* BEGIN *

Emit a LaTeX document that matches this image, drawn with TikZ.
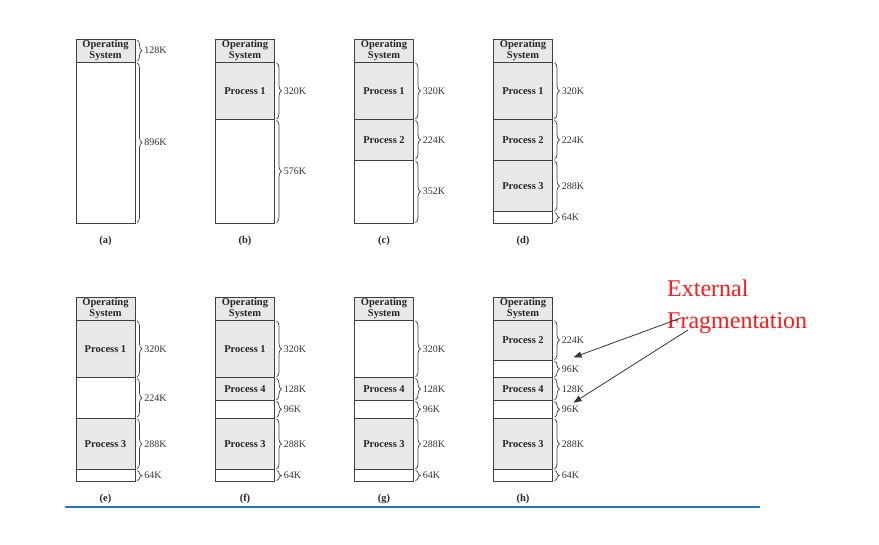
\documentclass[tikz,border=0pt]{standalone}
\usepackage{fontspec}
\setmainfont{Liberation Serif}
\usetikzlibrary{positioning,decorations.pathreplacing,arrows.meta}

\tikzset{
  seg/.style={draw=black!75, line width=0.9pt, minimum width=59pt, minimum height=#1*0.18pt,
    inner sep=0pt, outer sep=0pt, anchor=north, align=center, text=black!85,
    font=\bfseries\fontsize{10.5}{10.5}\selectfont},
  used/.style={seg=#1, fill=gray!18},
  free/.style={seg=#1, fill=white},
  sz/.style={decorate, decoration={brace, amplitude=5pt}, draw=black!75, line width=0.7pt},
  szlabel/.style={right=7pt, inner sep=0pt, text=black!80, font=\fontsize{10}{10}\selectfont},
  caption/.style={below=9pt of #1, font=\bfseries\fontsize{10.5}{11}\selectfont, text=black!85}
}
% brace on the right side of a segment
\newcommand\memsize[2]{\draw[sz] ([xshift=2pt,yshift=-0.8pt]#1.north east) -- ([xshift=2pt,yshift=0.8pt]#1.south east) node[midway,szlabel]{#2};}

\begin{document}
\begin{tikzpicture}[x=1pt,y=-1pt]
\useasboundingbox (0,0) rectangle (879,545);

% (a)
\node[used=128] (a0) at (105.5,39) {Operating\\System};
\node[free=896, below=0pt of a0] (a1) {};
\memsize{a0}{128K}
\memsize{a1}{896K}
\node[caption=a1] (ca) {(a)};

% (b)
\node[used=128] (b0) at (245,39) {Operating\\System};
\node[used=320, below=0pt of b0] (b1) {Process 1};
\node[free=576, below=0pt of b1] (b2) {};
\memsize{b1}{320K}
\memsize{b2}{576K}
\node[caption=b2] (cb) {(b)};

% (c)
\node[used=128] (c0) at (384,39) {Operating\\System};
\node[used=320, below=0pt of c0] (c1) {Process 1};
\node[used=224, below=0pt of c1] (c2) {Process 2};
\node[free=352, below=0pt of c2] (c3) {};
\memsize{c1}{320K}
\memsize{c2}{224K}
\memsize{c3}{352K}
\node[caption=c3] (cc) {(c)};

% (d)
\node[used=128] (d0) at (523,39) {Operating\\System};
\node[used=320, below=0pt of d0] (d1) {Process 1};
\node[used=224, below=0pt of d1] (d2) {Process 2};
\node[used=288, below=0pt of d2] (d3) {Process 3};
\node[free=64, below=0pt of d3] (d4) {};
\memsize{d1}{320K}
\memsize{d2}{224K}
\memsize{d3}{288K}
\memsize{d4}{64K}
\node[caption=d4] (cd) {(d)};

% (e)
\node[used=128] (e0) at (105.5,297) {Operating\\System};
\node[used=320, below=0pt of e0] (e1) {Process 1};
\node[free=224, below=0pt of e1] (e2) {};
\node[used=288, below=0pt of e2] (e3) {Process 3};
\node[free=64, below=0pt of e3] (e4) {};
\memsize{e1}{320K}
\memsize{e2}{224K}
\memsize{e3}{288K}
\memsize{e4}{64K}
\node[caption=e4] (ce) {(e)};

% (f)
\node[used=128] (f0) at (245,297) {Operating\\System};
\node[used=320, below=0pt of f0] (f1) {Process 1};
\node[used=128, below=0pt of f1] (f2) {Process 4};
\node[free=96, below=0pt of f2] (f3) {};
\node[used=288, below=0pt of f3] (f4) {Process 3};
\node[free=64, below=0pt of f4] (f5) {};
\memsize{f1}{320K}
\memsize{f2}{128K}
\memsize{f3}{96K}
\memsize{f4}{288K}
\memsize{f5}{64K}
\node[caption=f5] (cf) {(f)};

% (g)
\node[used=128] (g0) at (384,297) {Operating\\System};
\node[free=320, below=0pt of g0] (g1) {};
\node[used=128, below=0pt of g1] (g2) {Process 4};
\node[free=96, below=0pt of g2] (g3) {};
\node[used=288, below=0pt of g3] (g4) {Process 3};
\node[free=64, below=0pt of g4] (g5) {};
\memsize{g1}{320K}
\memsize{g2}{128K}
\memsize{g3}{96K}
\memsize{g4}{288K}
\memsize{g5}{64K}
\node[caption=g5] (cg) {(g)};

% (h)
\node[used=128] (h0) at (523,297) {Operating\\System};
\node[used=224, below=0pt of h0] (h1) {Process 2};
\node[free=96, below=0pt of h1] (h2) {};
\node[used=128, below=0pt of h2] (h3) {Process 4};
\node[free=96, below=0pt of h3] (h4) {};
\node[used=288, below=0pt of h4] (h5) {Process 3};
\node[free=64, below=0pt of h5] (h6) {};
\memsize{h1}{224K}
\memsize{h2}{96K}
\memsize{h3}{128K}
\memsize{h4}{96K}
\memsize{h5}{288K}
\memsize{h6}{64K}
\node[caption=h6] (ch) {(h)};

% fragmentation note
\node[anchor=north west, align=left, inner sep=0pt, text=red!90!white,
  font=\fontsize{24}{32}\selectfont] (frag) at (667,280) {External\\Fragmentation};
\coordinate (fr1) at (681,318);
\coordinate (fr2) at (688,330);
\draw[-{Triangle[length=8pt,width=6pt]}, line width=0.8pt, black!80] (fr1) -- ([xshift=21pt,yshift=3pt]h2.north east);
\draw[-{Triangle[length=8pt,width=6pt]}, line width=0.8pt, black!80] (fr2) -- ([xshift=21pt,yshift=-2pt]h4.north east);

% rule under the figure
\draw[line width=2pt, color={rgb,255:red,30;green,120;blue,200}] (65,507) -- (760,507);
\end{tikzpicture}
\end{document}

* END *
* BEGIN *

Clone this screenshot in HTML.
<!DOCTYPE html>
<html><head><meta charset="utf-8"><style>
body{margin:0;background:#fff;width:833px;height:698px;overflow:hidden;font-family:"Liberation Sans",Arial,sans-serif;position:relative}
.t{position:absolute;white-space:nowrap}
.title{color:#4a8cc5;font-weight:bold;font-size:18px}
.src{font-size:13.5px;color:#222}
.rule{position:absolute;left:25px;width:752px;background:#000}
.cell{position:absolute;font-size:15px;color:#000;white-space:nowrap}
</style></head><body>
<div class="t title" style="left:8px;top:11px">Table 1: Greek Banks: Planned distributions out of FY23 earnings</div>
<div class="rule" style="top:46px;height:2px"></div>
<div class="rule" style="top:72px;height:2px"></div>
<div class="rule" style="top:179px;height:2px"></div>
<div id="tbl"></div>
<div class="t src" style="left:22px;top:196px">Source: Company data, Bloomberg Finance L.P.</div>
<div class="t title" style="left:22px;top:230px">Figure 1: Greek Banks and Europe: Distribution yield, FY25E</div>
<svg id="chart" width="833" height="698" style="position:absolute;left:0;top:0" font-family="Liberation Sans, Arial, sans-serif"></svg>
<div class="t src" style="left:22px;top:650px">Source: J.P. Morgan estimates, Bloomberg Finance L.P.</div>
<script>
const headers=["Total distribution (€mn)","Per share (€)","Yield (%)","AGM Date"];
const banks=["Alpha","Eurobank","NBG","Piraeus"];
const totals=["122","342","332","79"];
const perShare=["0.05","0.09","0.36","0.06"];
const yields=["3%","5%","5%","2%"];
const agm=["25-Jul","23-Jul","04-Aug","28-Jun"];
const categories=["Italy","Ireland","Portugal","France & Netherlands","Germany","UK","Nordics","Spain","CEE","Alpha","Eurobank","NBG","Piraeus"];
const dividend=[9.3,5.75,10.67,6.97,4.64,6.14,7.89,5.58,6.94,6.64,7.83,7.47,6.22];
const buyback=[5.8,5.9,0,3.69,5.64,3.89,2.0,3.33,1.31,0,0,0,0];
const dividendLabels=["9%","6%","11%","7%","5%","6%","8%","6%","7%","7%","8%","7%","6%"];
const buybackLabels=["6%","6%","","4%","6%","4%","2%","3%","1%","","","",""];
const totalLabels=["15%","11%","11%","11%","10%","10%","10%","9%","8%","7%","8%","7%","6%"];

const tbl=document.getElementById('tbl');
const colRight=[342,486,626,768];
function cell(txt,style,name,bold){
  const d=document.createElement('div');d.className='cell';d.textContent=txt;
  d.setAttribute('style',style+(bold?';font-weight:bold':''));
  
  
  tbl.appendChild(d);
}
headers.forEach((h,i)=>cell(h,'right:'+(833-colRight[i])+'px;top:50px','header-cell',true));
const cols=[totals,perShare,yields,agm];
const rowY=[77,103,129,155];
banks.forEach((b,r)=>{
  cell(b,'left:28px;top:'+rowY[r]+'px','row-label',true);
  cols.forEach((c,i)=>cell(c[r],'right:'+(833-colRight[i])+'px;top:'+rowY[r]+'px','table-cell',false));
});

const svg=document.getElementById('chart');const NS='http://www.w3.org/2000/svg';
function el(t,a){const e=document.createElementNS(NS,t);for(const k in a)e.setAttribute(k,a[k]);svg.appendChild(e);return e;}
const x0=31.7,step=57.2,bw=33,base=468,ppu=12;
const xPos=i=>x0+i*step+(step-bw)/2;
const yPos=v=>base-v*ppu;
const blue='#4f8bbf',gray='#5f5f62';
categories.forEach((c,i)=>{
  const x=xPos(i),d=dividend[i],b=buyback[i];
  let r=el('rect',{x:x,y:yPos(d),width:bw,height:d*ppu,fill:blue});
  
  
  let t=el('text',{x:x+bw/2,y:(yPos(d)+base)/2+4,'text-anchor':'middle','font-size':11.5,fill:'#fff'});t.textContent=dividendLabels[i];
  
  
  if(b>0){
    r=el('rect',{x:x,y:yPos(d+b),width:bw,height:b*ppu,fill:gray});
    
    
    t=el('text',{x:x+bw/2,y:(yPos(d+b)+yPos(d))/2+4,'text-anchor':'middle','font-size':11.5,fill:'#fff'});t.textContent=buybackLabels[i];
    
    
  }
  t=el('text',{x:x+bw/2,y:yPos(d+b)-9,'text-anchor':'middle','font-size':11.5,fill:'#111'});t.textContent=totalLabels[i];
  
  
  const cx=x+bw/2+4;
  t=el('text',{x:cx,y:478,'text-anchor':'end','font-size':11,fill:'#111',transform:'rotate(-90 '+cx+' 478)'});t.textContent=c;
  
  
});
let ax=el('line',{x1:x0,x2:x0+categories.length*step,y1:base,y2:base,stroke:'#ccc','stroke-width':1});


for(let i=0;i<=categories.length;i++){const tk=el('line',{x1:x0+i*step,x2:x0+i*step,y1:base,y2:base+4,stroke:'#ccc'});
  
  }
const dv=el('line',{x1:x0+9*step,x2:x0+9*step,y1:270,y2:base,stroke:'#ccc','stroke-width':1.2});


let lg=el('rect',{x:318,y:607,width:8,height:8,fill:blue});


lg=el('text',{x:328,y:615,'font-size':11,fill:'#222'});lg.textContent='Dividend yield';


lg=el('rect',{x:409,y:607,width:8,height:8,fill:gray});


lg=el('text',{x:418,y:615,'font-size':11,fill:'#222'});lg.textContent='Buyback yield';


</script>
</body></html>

* END *

Problem details ->
Beginning with the line above that contains "Emit a LaTeX" and finishing with the line that contains "(0,0) rectangle (879,545);", print those lines exactly and only. Skip all pictures.

Response to this task ->
Emit a LaTeX document that matches this image, drawn with TikZ.
\documentclass[tikz,border=0pt]{standalone}
\usepackage{fontspec}
\setmainfont{Liberation Serif}
\usetikzlibrary{positioning,decorations.pathreplacing,arrows.meta}

\tikzset{
  seg/.style={draw=black!75, line width=0.9pt, minimum width=59pt, minimum height=#1*0.18pt,
    inner sep=0pt, outer sep=0pt, anchor=north, align=center, text=black!85,
    font=\bfseries\fontsize{10.5}{10.5}\selectfont},
  used/.style={seg=#1, fill=gray!18},
  free/.style={seg=#1, fill=white},
  sz/.style={decorate, decoration={brace, amplitude=5pt}, draw=black!75, line width=0.7pt},
  szlabel/.style={right=7pt, inner sep=0pt, text=black!80, font=\fontsize{10}{10}\selectfont},
  caption/.style={below=9pt of #1, font=\bfseries\fontsize{10.5}{11}\selectfont, text=black!85}
}
% brace on the right side of a segment
\newcommand\memsize[2]{\draw[sz] ([xshift=2pt,yshift=-0.8pt]#1.north east) -- ([xshift=2pt,yshift=0.8pt]#1.south east) node[midway,szlabel]{#2};}

\begin{document}
\begin{tikzpicture}[x=1pt,y=-1pt]
\useasboundingbox (0,0) rectangle (879,545);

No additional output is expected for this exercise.